Honesty's the Best Policy When Involving Children in Planning a New Home

By Katherine Salant
Saturday, December 2, 2006

When a family embarks on building a new home, how democratic should the decision-making be? Should Mom and Dad decide everything or should the kids have some say?

There is no one-size-fits-all answer. It depends on the family, the style of parenting and the age of the kids, according to therapists who work with families.

Some parents will welcome input because they think that the more engaged their children are with the new house, the easier it will be for them to leave their old one. For these families, bringing everyone on board and reaching consensus on the choice of cabinetry, floor finishes, carpet colors and other details is more important than what the results may look like, said Lenni Gimple Snyder, a psychotherapist in Montgomery County.

Other parents will choose to limit their children's input because they have a clear vision of what they want the house to look like or because they think most decisions about the family, including about the new house, are best left to the parents, Snyder said.

The important consideration is recognizing your comfort level with your children's participation in the planning of the house -- from almost none to quite a lot -- and being honest with your kids at the outset.

"Kids always do better if they know upfront what the expectations and choices are," Snyder said. "If you jump in enthusiastically and then realize you don't like your kids' choices and reject them, this is worse than not asking them at all because it says to the kid you don't care about their opinions."

At the outset, it's also important to clarify what decisions the children will be making, said Mary Whiteside, a clinical psychologist in Ann Arbor, Mich. While the kids may have a lot of input on specific choices in a particular house, the parents should make the major decisions, such as which subdivision and which model or which lot and which architect.

Inviting a child to weigh in on these choices will not make him or her feel more grown up. It's more likely to make a child feel anxious because this is too much responsibility, Whiteside said.

But, she added, "Parents can always invite their kids to offer opinions without asking, 'Which house did you like best?' "

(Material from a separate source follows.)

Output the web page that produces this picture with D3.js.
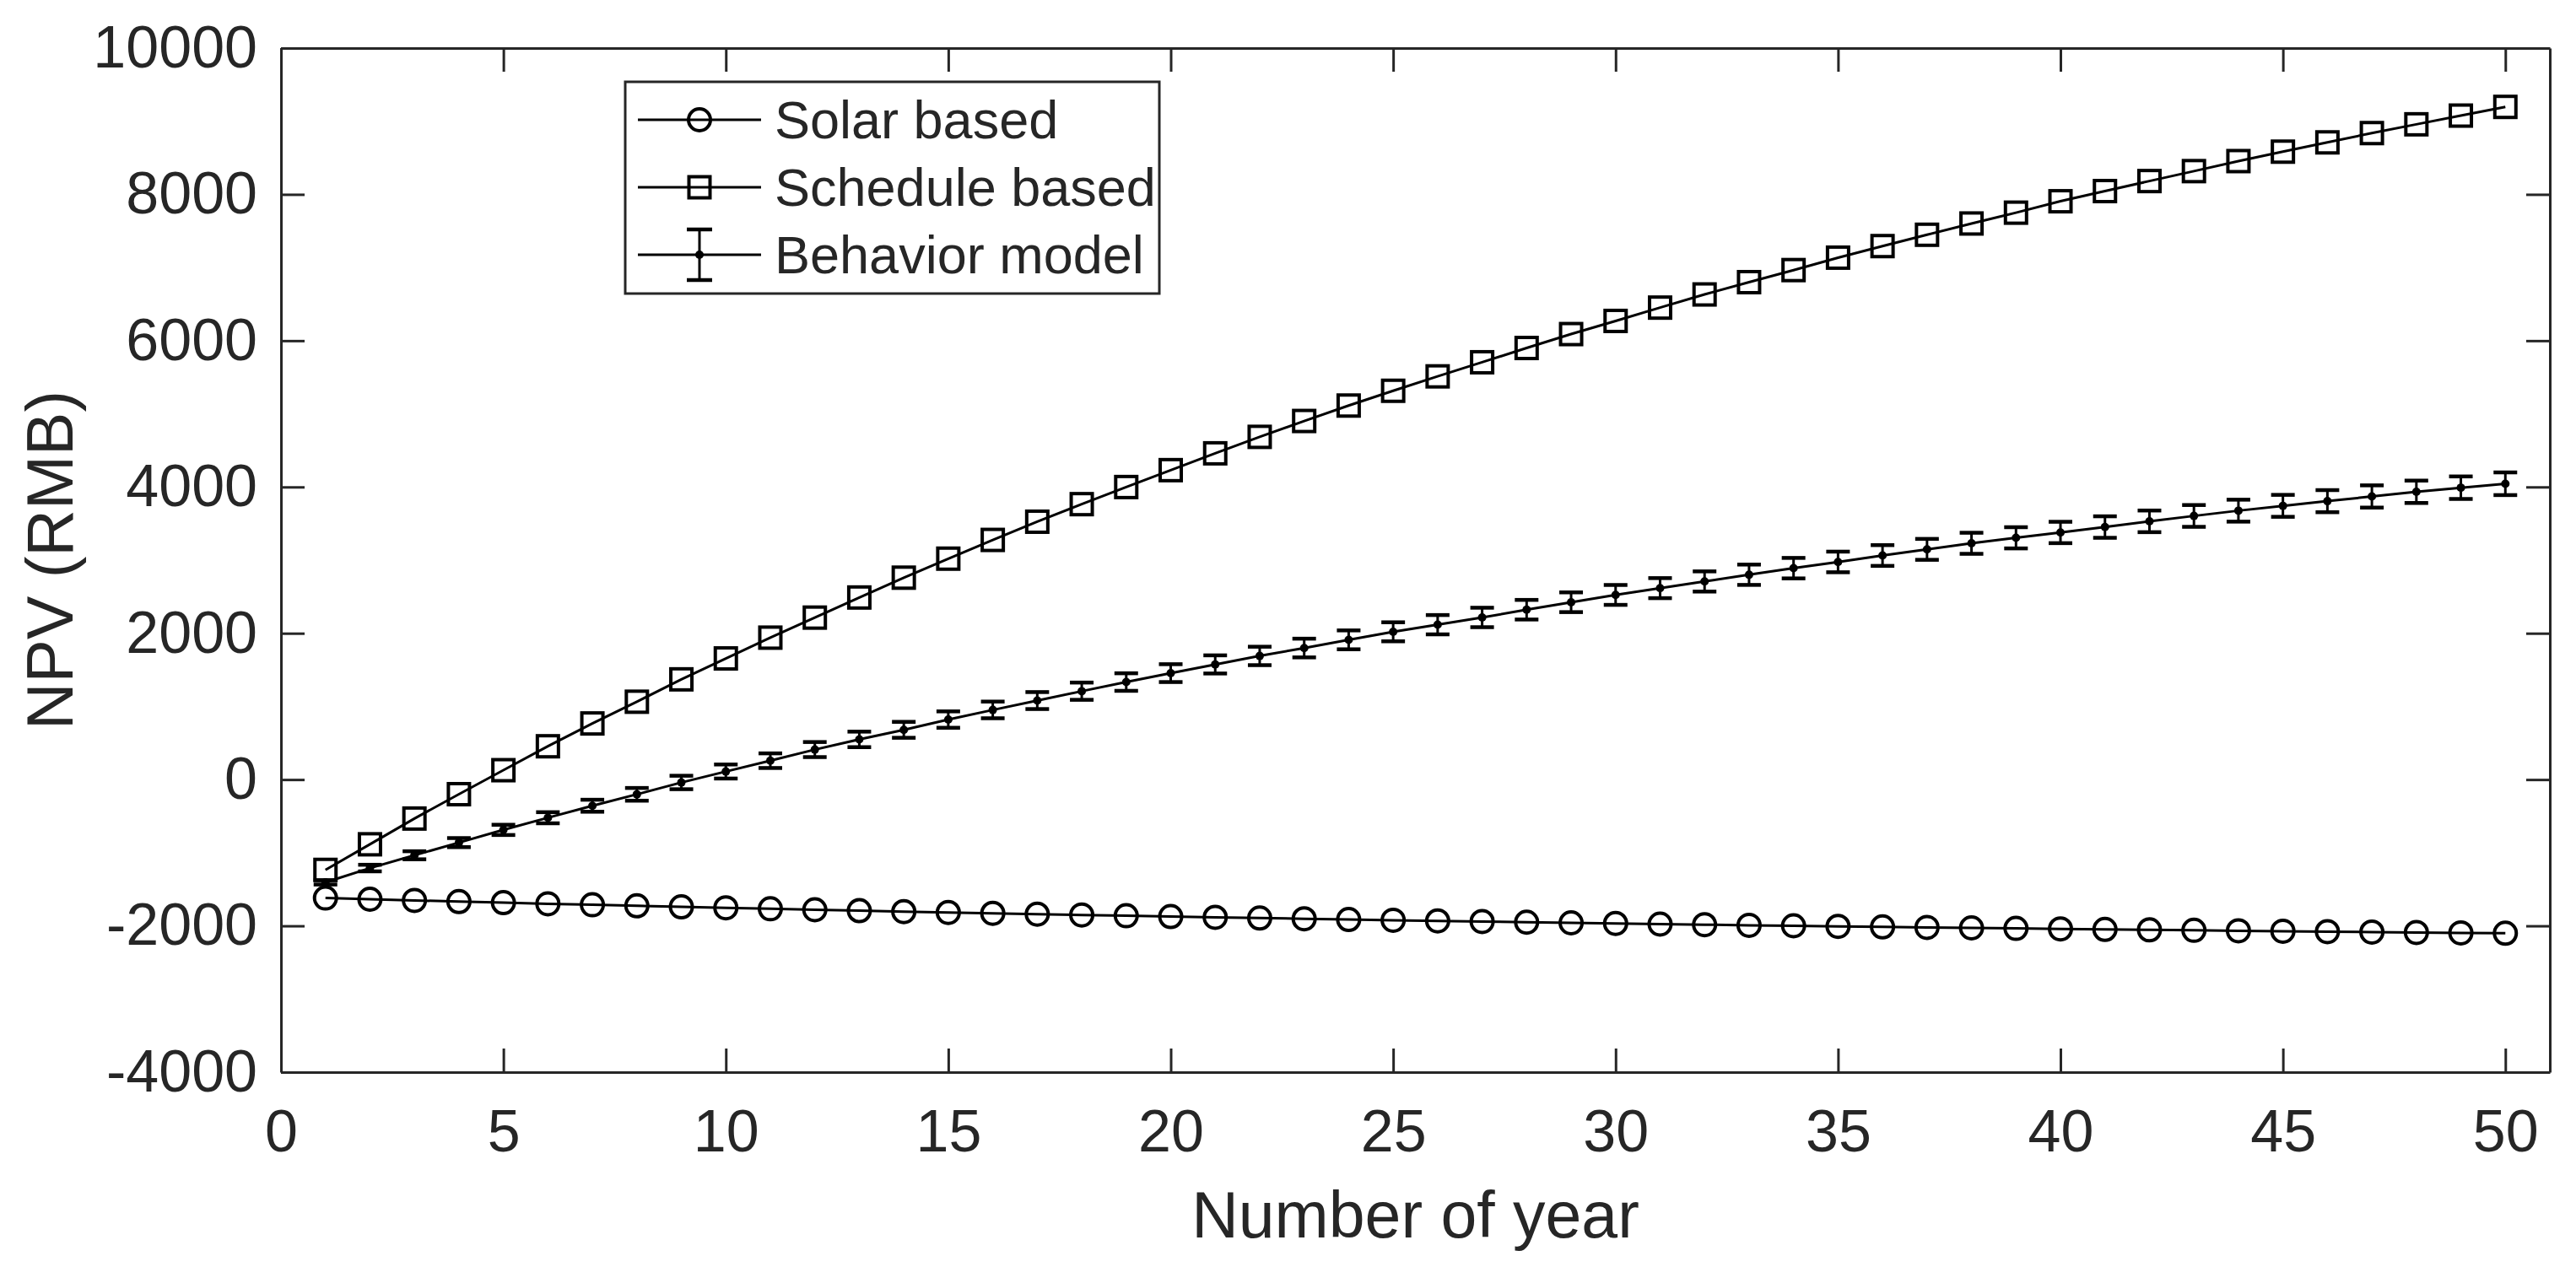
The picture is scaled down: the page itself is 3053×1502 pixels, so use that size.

Most children will not feel bad if their input is limited to their own rooms because that's what they really care about. The extent of their participation will depend on their age, said Jonah Green, a clinical social worker in Kensington. "Very young children may not get much farther than 'I want a place for my stuffed animals,' " he said.

By the time most children reach kindergarten, they will have more interest and the skills to communicate it. "They can draw and use blocks to talk about the new house, and it can turn into a fun project for the whole family," Green said.

As kids get older, their interest in their own rooms will increase, as well as their insistence on specific decorating ideas. Parents may find that decision-making is a matter of guiding choices and discussing consequences.